I love digital media. That sort of access to knowledge is a game changer for leveling the playing field, particularly in places like rural America. It isn’t going anywhere, as much as we may lament the elephant in the room and the death of the printing press. Outside of family and friends, few things bring me greater personal joy than sitting with a piping hot cup of coffee on a Saturday morning and leisurely paging through an actual newspaper, the paper copy, the feel of the pages between my fingers and flipping to the jump in a story. Digital has changed the way we consume sports – but, in this specific case, not for the better. Teams, college and professional, worry about having high-speed Wi-Fi at games. Wi-Fi, more like Wtf-Fi. Why do you, why do we, need high-speed Wi-Fi at games? Aren’t we missing, you know, the actual game if we’re Wi-Fi’d up? For the Super Bowl, US Bank Stadium in Minneapolis had routers around and under every nook, bend and cranny to enhance the Wi-Fi experience. At the Super Bowl. Sports Illustrated used to run a short called, “Signs of the Apocalypse.” Why would you need Wi-Fi as a fan at the Super Bowl, the biggest sporting event in the world? I ask you, What Hath God Wrought.

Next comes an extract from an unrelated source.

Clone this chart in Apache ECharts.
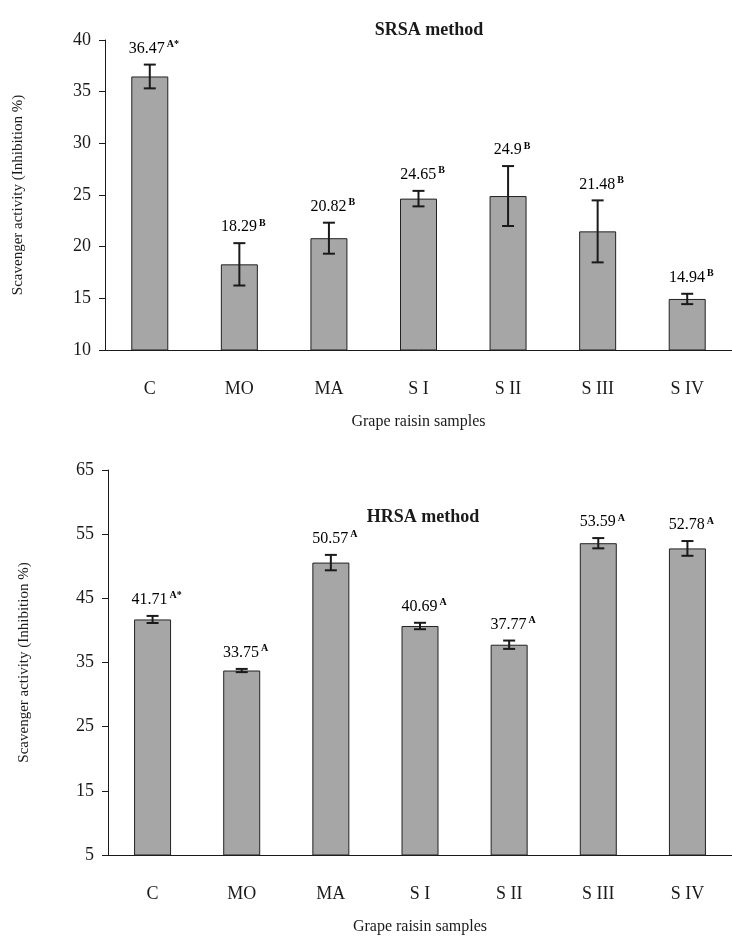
<!DOCTYPE html>
<html>
<head>
<meta charset="utf-8">
<script src="https://cdn.jsdelivr.net/npm/echarts@6/dist/echarts.min.js"></script>
<style>
  html, body { margin: 0; padding: 0; background: #fff; }
  #chart { width: 732px; height: 936px; }
</style>
</head>
<body>
<div id="chart"></div>
<script>
// samples on the x axis (same for both panels)
const categories = ['C', 'MO', 'MA', 'S I', 'S II', 'S III', 'S IV']

// SRSA method (top panel)
const srsaValues = [36.47, 18.29, 20.82, 24.65, 24.9, 21.48, 14.94]
const srsaErrors = [1.15, 2.05, 1.5, 0.75, 2.9, 3.0, 0.5]
const srsaLetters = ['A*', 'B', 'B', 'B', 'B', 'B', 'B']
const srsaTicks = [10, 40, 5] // min, max, step

// HRSA method (bottom panel)
const hrsaValues = [41.71, 33.75, 50.57, 40.69, 37.77, 53.59, 52.78]
const hrsaErrors = [0.55, 0.25, 1.2, 0.5, 0.65, 0.8, 1.15]
const hrsaLetters = ['A*', 'A', 'A', 'A', 'A', 'A', 'A']
const hrsaTicks = [5, 65, 10]

const serif = 'Liberation Serif'
const ink = '#1a1a1a'

function errorData(values, errors, letters) {
  return values.map((v, i) => [i, v - errors[i], v + errors[i], v, letters[i]])
}

// error bar + value label drawn above the upper cap
function renderError(params, api) {
  const lo = api.coord([api.value(0), api.value(1)])
  const hi = api.coord([api.value(0), api.value(2)])
  const cap = 6
  const style = { stroke: ink, lineWidth: 2 }
  return {
    type: 'group',
    children: [
      { type: 'line', shape: { x1: hi[0], y1: hi[1], x2: lo[0], y2: lo[1] }, style },
      { type: 'line', shape: { x1: hi[0] - cap, y1: hi[1], x2: hi[0] + cap, y2: hi[1] }, style },
      { type: 'line', shape: { x1: lo[0] - cap, y1: lo[1], x2: lo[0] + cap, y2: lo[1] }, style },
      {
        type: 'text',
        x: hi[0] + 4,
        y: hi[1] - 16,
        style: {
          text: '{v|' + api.value(3) + '}{s|' + api.value(4) + '}',
          align: 'center',
          verticalAlign: 'middle',
          rich: {
            v: { fontFamily: serif, fontSize: 16, color: '#222', lineHeight: 18 },
            s: { fontFamily: serif, fontSize: 10, color: '#222', lineHeight: 10,
                 verticalAlign: 'top', padding: [0, 0, 0, 2], fontWeight: 'bold' }
          }
        }
      }
    ]
  }
}

function xAxisFor(gridIndex) {
  return {
    type: 'category',
    gridIndex: gridIndex,
    data: categories,
    name: 'Grape raisin samples',
    nameLocation: 'middle',
    nameGap: 64,
    nameTextStyle: { fontFamily: serif, fontSize: 16, color: ink },
    axisLine: { lineStyle: { color: ink, width: 1 } },
    axisTick: { show: false },
    axisLabel: { fontFamily: serif, fontSize: 18, color: ink, margin: 30 }
  }
}

function yAxisFor(gridIndex, ticks, gap) {
  return {
    type: 'value',
    gridIndex: gridIndex,
    min: ticks[0],
    max: ticks[1],
    interval: ticks[2],
    name: 'Scavenger activity (Inhibition %)',
    nameLocation: 'middle',
    nameGap: gap,
    nameTextStyle: { fontFamily: serif, fontSize: 15, color: ink },
    splitLine: { show: false },
    axisLine: { show: true, lineStyle: { color: ink, width: 1 } },
    axisTick: { show: true, length: 6, lineStyle: { color: ink } },
    axisLabel: { fontFamily: serif, fontSize: 18, color: ink, margin: 14 }
  }
}

function barSeries(idx, values) {
  return {
    type: 'bar',
    xAxisIndex: idx,
    yAxisIndex: idx,
    data: values,
    barWidth: 37,
    itemStyle: { color: '#a6a6a6', borderColor: '#222', borderWidth: 1 },
    silent: true,
    animation: false
  }
}

const chart = echarts.init(document.getElementById('chart'))
chart.setOption({
  backgroundColor: '#fff',
  animation: false,
  title: [
    { text: 'SRSA method', left: 424, top: 16, textAlign: 'center',
      textStyle: { fontFamily: serif, fontSize: 18, fontWeight: 'bold', color: ink } },
    { text: 'HRSA method', left: 418, top: 503, textAlign: 'center',
      textStyle: { fontFamily: serif, fontSize: 18, fontWeight: 'bold', color: ink } }
  ],
  grid: [
    { left: 105, top: 40, width: 638, height: 310 },
    { left: 108, top: 470, width: 638, height: 385 }
  ],
  xAxis: [xAxisFor(0), xAxisFor(1)],
  yAxis: [yAxisFor(0, srsaTicks, 79), yAxisFor(1, hrsaTicks, 76)],
  series: [
    barSeries(0, srsaValues),
    barSeries(1, hrsaValues),
    {
      type: 'custom', xAxisIndex: 0, yAxisIndex: 0,
      data: errorData(srsaValues, srsaErrors, srsaLetters),
      renderItem: renderError, clip: false, silent: true, z: 5
    },
    {
      type: 'custom', xAxisIndex: 1, yAxisIndex: 1,
      data: errorData(hrsaValues, hrsaErrors, hrsaLetters),
      renderItem: renderError, clip: false, silent: true, z: 5
    }
  ]
})
</script>
</body>
</html>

We are losing something because of that. I can’t pinpoint it, but I can feel it. I can feel it like those pulses of electricity that passed through Morse’s telegraph wires, every time I see an entire student section – and the adults surrounding them – glued to their phones instead of the action. I’ve resolved to personally do better. This March, and beyond, I’ll do something as revolutionary as Morse’s iconic message. I’ll put the phone down. Amen. Everybody up for the tip-off, the March is on!